Know Thy Customers—Even the Anonymous Ones

Melissa PulsProgress

Customers are savvy. Digitally savvy, meaning that the purchasing journey is changing. When buying new products they want to make informed, fact based decisions and there are a multitude of channels delivering unbiased reviews. From Twitter to Facebook to their favourite local blog, they can learn almost everything they need to know online. The UK’s Internet Advertising Bureau’s chief strategy officer, Tim Elkington says, “Britons generate 10 million clicks every day in pursuit of getting a better deal or finding the right product—it’s an utterly ingrained part of today’s savvy consumerism.

Gone are the days when our generic marketing messages bombard all customers irrespective of their unique buying needs. These no longer motivate customer buying decisions as they once did, ushering them from clickthroughs to website purchases. Often, the website is the last stage in an ever growing buying cycle—and this change is only beginning. Generation Z, digital natives who enjoy using technologies and apps such as Instagram and Snapchat, will further disrupt the buying journey.

We can no longer simply be sellers, pitched up in the hope that we will catch a passing eye; instead we must be able to capture the right customer and guide them in their journey. This shift offers unbounded potential for marketers, especially in regards to proving our value and the return we bring on every marketing dollar spent.

In this new reality, the successful marketer will be the one who proactively challenges the current customer point of view, provides new insights and tailored recommendations unseen during the customer’s search efforts. Using customer data, we can now offer much more personalised content across all channels and specific to the actual buying need.

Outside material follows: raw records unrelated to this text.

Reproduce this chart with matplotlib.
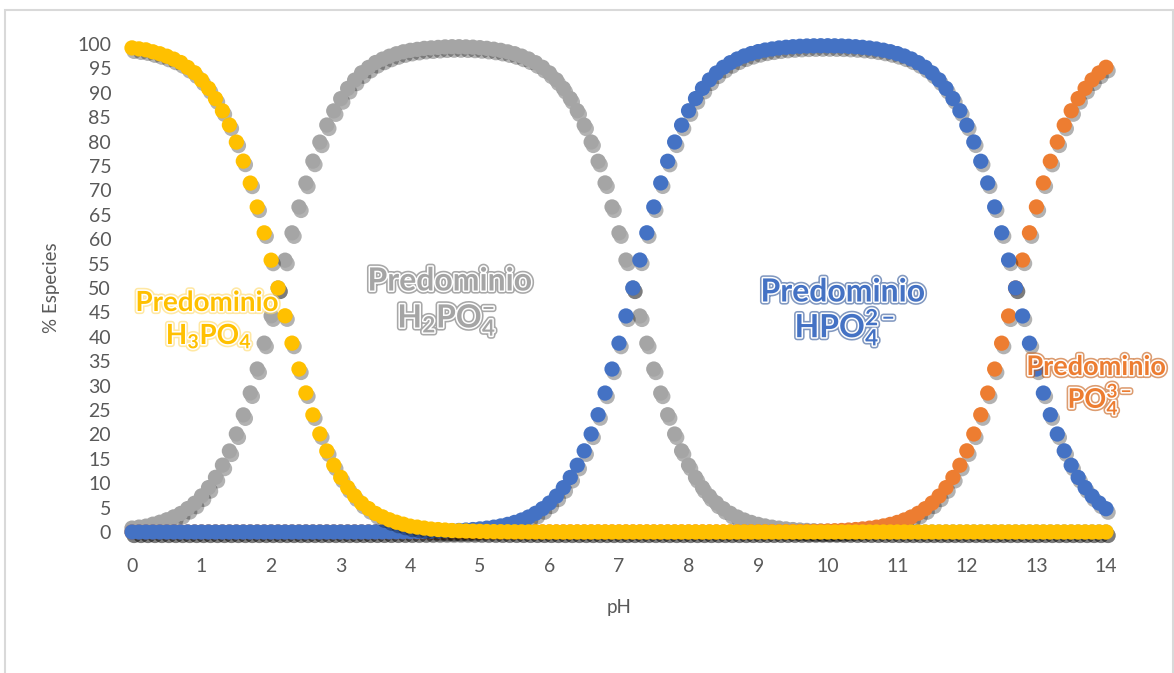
import matplotlib
matplotlib.use("Agg")
import matplotlib.pyplot as plt
import matplotlib.patheffects as pe
from matplotlib.patches import Rectangle

plt.rcParams['font.family'] = ['Lato', 'DejaVu Sans']
plt.rcParams['mathtext.fontset'] = 'custom'
plt.rcParams['mathtext.rm'] = 'Lato:bold'
plt.rcParams['mathtext.bf'] = 'Lato:bold'
plt.rcParams['mathtext.it'] = 'Lato:bold'

# pH values 0.0 .. 14.0
ph = [0.0, 0.1, 0.2, 0.3, 0.4, 0.5, 0.6, 0.7, 0.8, 0.9,
      1.0, 1.1, 1.2, 1.3, 1.4, 1.5, 1.6, 1.7, 1.8, 1.9,
      2.0, 2.1, 2.2, 2.3, 2.4, 2.5, 2.6, 2.7, 2.8, 2.9,
      3.0, 3.1, 3.2, 3.3, 3.4, 3.5, 3.6, 3.7, 3.8, 3.9,
      4.0, 4.1, 4.2, 4.3, 4.4, 4.5, 4.6, 4.7, 4.8, 4.9,
      5.0, 5.1, 5.2, 5.3, 5.4, 5.5, 5.6, 5.7, 5.8, 5.9,
      6.0, 6.1, 6.2, 6.3, 6.4, 6.5, 6.6, 6.7, 6.8, 6.9,
      7.0, 7.1, 7.2, 7.3, 7.4, 7.5, 7.6, 7.7, 7.8, 7.9,
      8.0, 8.1, 8.2, 8.3, 8.4, 8.5, 8.6, 8.7, 8.8, 8.9,
      9.0, 9.1, 9.2, 9.3, 9.4, 9.5, 9.6, 9.7, 9.8, 9.9,
      10.0, 10.1, 10.2, 10.3, 10.4, 10.5, 10.6, 10.7, 10.8, 10.9,
      11.0, 11.1, 11.2, 11.3, 11.4, 11.5, 11.6, 11.7, 11.8, 11.9,
      12.0, 12.1, 12.2, 12.3, 12.4, 12.5, 12.6, 12.7, 12.8, 12.9,
      13.0, 13.1, 13.2, 13.3, 13.4, 13.5, 13.6, 13.7, 13.8, 13.9,
      14.0]

# % H3PO4 (yellow)
h3po4 = [99.2, 99.0, 98.8, 98.4, 98.0, 97.5, 96.9, 96.2, 95.2, 94.1,
         92.6, 90.9, 88.8, 86.3, 83.4, 79.9, 76.0, 71.5, 66.6, 61.3,
         55.7, 50.0, 44.3, 38.7, 33.4, 28.5, 24.0, 20.1, 16.6, 13.7,
         11.2, 9.1, 7.4, 5.9, 4.8, 3.8, 3.1, 2.5, 2.0, 1.6,
         1.2, 1.0, 0.8, 0.6, 0.5, 0.4, 0.3, 0.25, 0.2, 0.16,
         0.13, 0.1, 0.08, 0.06, 0.05, 0.04, 0.03, 0.02, 0.02, 0.01,
         0.01, 0, 0, 0, 0, 0, 0, 0, 0, 0,
         0, 0, 0, 0, 0, 0, 0, 0, 0, 0,
         0, 0, 0, 0, 0, 0, 0, 0, 0, 0,
         0, 0, 0, 0, 0, 0, 0, 0, 0, 0,
         0, 0, 0, 0, 0, 0, 0, 0, 0, 0,
         0, 0, 0, 0, 0, 0, 0, 0, 0, 0,
         0, 0, 0, 0, 0, 0, 0, 0, 0, 0,
         0, 0, 0, 0, 0, 0, 0, 0, 0, 0,
         0]

# % H2PO4- (gray)
h2po4 = [0.8, 1.0, 1.2, 1.6, 2.0, 2.5, 3.1, 3.8, 4.8, 5.9,
         7.4, 9.1, 11.2, 13.7, 16.6, 20.1, 24.0, 28.5, 33.4, 38.7,
         44.3, 50.0, 55.7, 61.3, 66.6, 71.5, 76.0, 79.9, 83.4, 86.3,
         88.8, 90.9, 92.6, 94.1, 95.2, 96.2, 96.9, 97.5, 98.0, 98.4,
         98.7, 98.9, 99.1, 99.2, 99.3, 99.4, 99.44, 99.44, 99.4, 99.35,
         99.25, 99.11, 98.93, 98.7, 98.39, 98.01, 97.52, 96.93, 96.17, 95.23,
         94.06, 92.64, 90.91, 88.82, 86.32, 83.37, 79.92, 75.97, 71.53, 66.61,
         61.31, 55.73, 50.0, 44.27, 38.69, 33.39, 28.47, 24.03, 20.08, 16.63,
         13.68, 11.18, 9.09, 7.36, 5.94, 4.77, 3.83, 3.07, 2.45, 1.96,
         1.56, 1.24, 0.99, 0.79, 0.63, 0.5, 0.4, 0.32, 0.25, 0.2,
         0.16, 0.13, 0.1, 0.08, 0.06, 0.05, 0.04, 0.03, 0.02, 0.02,
         0.01, 0, 0, 0, 0, 0, 0, 0, 0, 0,
         0, 0, 0, 0, 0, 0, 0, 0, 0, 0,
         0, 0, 0, 0, 0, 0, 0, 0, 0, 0,
         0]

# % HPO4 2- (blue)
hpo4 = [0, 0, 0, 0, 0, 0, 0, 0, 0, 0,
        0, 0, 0, 0, 0, 0, 0, 0, 0, 0,
        0, 0, 0, 0, 0, 0, 0, 0, 0, 0,
        0, 0, 0, 0.01, 0.01, 0.02, 0.02, 0.03, 0.04, 0.05,
        0.06, 0.08, 0.1, 0.13, 0.16, 0.2, 0.25, 0.31, 0.4, 0.5,
        0.63, 0.79, 0.99, 1.24, 1.56, 1.96, 2.45, 3.07, 3.83, 4.77,
        5.94, 7.36, 9.09, 11.18, 13.68, 16.63, 20.08, 24.03, 28.47, 33.39,
        38.69, 44.27, 50.0, 55.73, 61.31, 66.61, 71.53, 75.97, 79.92, 83.37,
        86.32, 88.82, 90.91, 92.64, 94.06, 95.23, 96.17, 96.93, 97.55, 98.04,
        98.44, 98.76, 98.98, 99.19, 99.33, 99.44, 99.53, 99.59, 99.62, 99.64,
        99.64, 99.62, 99.59, 99.53, 99.44, 99.32, 99.17, 98.98, 98.73, 98.42,
        98.03, 97.54, 96.93, 96.17, 95.23, 94.06, 92.64, 90.91, 88.82, 86.32,
        83.37, 79.92, 75.97, 71.53, 66.61, 61.31, 55.73, 50.0, 44.27, 38.69,
        33.39, 28.47, 24.03, 20.08, 16.63, 13.68, 11.18, 9.09, 7.36, 5.94,
        4.77]

# % PO4 3- (orange)
po4 = [0, 0, 0, 0, 0, 0, 0, 0, 0, 0,
       0, 0, 0, 0, 0, 0, 0, 0, 0, 0,
       0, 0, 0, 0, 0, 0, 0, 0, 0, 0,
       0, 0, 0, 0, 0, 0, 0, 0, 0, 0,
       0, 0, 0, 0, 0, 0, 0, 0, 0, 0,
       0, 0, 0, 0, 0, 0, 0, 0, 0, 0,
       0, 0, 0, 0, 0, 0, 0, 0, 0, 0,
       0, 0, 0, 0, 0, 0, 0, 0, 0, 0,
       0, 0, 0, 0, 0, 0, 0, 0, 0, 0.01,
       0.02, 0.02, 0.03, 0.04, 0.05, 0.06, 0.08, 0.1, 0.13, 0.16,
       0.2, 0.25, 0.31, 0.4, 0.5, 0.63, 0.79, 0.99, 1.24, 1.56,
       1.96, 2.46, 3.07, 3.83, 4.77, 5.94, 7.36, 9.09, 11.18, 13.68,
       16.63, 20.08, 24.03, 28.47, 33.39, 38.69, 44.27, 50.0, 55.73, 61.31,
       66.61, 71.53, 75.97, 79.92, 83.37, 86.32, 88.82, 90.91, 92.64, 94.06,
       95.23]

yticks = [0, 5, 10, 15, 20, 25, 30, 35, 40, 45, 50, 55, 60, 65, 70, 75, 80, 85, 90, 95, 100]
xticks = [0, 1, 2, 3, 4, 5, 6, 7, 8, 9, 10, 11, 12, 13, 14]

C_YEL = '#FFC000'
C_GRAY = '#A5A5A5'
C_BLUE = '#4472C4'
C_ORA = '#ED7D31'

W, H = 1174, 673
fig = plt.figure(figsize=(W / 100, H / 100), dpi=100)
fig.patch.set_facecolor('white')
fig.patches.append(Rectangle((5 / W, -0.01), (1173 - 5) / W, 1 - 10 / H + 0.01,
                             transform=fig.transFigure, fill=False,
                             edgecolor='#D9D9D9', linewidth=1.5))

ax = fig.add_axes([132 / W, 1 - 532 / H, (1106 - 132) / W, (532 - 44) / H])
ax.set_xlim(0, 14)
ax.set_ylim(0, 100)
for s in ax.spines.values():
    s.set_visible(False)

shadow = [pe.SimplePatchShadow(offset=(1.5, -2.5), shadow_rgbFace='black', alpha=0.3), pe.Normal()]
ms = 11
for vals, col, z in [(h2po4, C_GRAY, 3), (po4, C_ORA, 4), (hpo4, C_BLUE, 5), (h3po4, C_YEL, 6)]:
    ax.plot(ph, vals, 'o', ms=ms, color=col, mec='none', clip_on=False, zorder=z,
            path_effects=shadow)

ax.set_yticks(yticks)
ax.set_xticks(xticks)
ax.tick_params(axis='both', length=0, labelsize=14, labelcolor='#595959')
ax.tick_params(axis='y', pad=15)
ax.tick_params(axis='x', pad=19)
ax.set_xlabel('pH', fontsize=13.5, color='#595959', labelpad=17)
ax.set_ylabel('% Especies', fontsize=13.5, color='#595959', labelpad=12)


def label(x, y, txt, fill, edge, size):
    fig.text(x / W, 1 - y / H, txt, ha='center', va='center', fontsize=size,
             fontweight='bold', color=fill, zorder=20,
             path_effects=[pe.Stroke(linewidth=4.5, foreground=edge, alpha=0.6),
                           pe.Stroke(linewidth=2.2, foreground='white'),
                           pe.Normal()])


label(207, 303, 'Predominio', C_YEL, '#FFD966', 20)
label(209, 336, r'H$_3$PO$_4$', C_YEL, '#FFD966', 20)
label(450, 281, 'Predominio', C_GRAY, '#6E6E6E', 23)
label(447, 320, r'H$_2$PO$_4^{-}$', C_GRAY, '#6E6E6E', 23)
label(843, 292, 'Predominio', C_BLUE, '#2F5597', 23)
label(845, 327, r'HPO$_4^{2-}$', C_BLUE, '#2F5597', 23)
label(1096, 367, 'Predominio', C_ORA, '#C55A11', 19.5)
label(1100, 400, r'PO$_4^{3-}$', C_ORA, '#C55A11', 19.5)

fig.savefig('out.png', dpi=100, facecolor='white')
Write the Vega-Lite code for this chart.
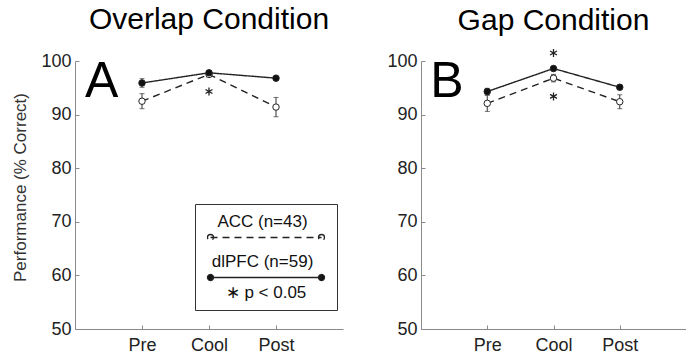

But before we do, we need to ensure we have clarity into who our customer is and what their needs are. Like a master code cracker, we must try to align the Rubik’s cube of known and unknown customer data. The importance of knowing the “unknown customer” cannot be overstated: two in every three interactions across the web are from “the unknown customer,” and we need to account for these too.

The good news is that tracking has evolved far beyond clicks, to now predict what customers are going to click on before they do it, even for the unknown customer. How? Clever technologies based on past known and unknown customer browsing behaviours and persona profiling have achieved this. These technologies take the spaghetti junction of systems that represent typical marketing technologies—CRM, marketing automation tools, social media, website monitoring and programmatic systems—and integrates the customer data sitting within them to build and assign profiles for both known and unknown customers.

It’s an extremely strategic way to gain insight into the consumer and their journey to deliver relevant content, proven to accelerate buyers through the funnel. We also can build both product strategy and customer journey optimization strategies on this insight.

But data is not everything—like many have said before, content is key. And not just any content, but relevant content. Content that is timely, attuned with the topics our specific industry is currently talking about and the topics the world in general is buzzing about.

Successful adoption of all these strategies, helps improve the consumer experience. It is not a case of having a product waved in front of the customers face, but helping them feel as if they have discovered the product themselves. Thus, not only do we secure the sale, but we as marketers gain control once more.